--- BEGIN Data listing ---
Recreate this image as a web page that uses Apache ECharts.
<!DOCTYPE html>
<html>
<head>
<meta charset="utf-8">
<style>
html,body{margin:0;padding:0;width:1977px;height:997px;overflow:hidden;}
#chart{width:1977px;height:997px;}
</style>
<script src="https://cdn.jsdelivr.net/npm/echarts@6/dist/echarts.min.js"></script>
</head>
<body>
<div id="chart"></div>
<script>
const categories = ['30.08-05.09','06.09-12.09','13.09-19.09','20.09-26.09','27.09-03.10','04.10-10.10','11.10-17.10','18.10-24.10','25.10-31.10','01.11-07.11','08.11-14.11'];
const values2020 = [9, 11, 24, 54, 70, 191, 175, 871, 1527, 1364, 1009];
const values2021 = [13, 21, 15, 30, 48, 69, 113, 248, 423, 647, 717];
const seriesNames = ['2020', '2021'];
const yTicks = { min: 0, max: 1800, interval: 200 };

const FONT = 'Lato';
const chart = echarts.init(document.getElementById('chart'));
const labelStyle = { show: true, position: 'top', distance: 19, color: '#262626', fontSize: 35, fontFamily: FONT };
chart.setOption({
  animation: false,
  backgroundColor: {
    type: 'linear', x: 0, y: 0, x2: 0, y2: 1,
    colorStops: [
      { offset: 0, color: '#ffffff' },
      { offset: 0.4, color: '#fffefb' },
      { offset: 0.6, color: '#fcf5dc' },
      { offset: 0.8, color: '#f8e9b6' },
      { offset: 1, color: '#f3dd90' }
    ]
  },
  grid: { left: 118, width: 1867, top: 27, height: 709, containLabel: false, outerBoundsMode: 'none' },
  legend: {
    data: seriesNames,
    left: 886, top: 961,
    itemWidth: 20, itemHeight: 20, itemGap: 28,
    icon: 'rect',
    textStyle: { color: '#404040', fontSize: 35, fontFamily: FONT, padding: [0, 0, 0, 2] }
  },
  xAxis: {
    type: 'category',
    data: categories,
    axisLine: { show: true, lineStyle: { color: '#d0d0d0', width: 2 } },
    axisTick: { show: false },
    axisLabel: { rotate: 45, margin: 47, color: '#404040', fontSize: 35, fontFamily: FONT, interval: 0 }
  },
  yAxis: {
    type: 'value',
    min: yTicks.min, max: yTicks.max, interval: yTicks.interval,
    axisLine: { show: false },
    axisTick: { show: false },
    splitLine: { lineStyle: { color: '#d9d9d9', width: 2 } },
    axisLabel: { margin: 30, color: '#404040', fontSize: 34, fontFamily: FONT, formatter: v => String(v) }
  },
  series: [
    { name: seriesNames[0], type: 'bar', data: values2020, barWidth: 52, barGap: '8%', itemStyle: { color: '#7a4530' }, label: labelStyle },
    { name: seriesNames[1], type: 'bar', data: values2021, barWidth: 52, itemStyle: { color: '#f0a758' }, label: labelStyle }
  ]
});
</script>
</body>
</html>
--- END Data listing ---
--- BEGIN Data listing ---
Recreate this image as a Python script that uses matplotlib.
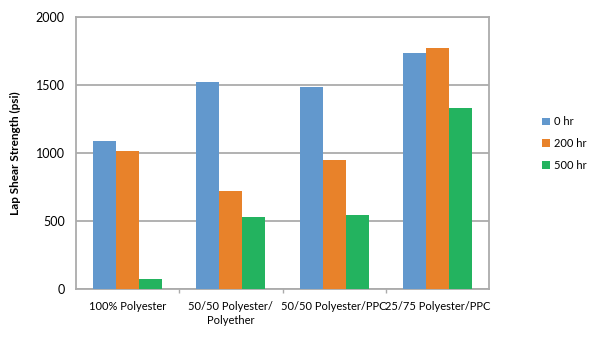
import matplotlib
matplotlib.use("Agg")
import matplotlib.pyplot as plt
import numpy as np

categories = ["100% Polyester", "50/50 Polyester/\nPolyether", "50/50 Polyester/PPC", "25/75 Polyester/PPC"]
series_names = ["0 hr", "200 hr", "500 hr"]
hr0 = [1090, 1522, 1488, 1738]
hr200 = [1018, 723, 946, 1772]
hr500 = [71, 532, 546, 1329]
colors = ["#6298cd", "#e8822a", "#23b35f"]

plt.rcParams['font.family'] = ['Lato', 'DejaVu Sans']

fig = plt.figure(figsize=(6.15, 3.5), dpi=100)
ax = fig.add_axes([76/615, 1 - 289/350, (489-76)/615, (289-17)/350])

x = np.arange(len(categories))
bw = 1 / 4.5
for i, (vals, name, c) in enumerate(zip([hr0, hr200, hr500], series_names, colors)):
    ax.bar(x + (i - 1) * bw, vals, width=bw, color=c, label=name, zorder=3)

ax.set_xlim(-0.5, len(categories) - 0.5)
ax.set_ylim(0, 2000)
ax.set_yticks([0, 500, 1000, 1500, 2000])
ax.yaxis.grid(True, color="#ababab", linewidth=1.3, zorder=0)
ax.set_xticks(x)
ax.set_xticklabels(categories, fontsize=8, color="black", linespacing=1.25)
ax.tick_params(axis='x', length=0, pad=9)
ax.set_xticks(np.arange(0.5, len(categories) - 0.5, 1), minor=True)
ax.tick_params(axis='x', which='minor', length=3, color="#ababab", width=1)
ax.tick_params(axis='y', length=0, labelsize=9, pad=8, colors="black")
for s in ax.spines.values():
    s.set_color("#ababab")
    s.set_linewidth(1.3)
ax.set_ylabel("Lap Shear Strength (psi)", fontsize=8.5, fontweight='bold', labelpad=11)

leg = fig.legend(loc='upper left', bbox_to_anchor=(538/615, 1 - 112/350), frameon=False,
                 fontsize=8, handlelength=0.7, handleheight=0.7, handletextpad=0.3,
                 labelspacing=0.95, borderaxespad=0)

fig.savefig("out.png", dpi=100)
--- END Data listing ---
Given exercise
Find each line with the string "Recreate" and copy it out.

Full output
Recreate this image as a web page that uses Apache ECharts.
Recreate this image as a Python script that uses matplotlib.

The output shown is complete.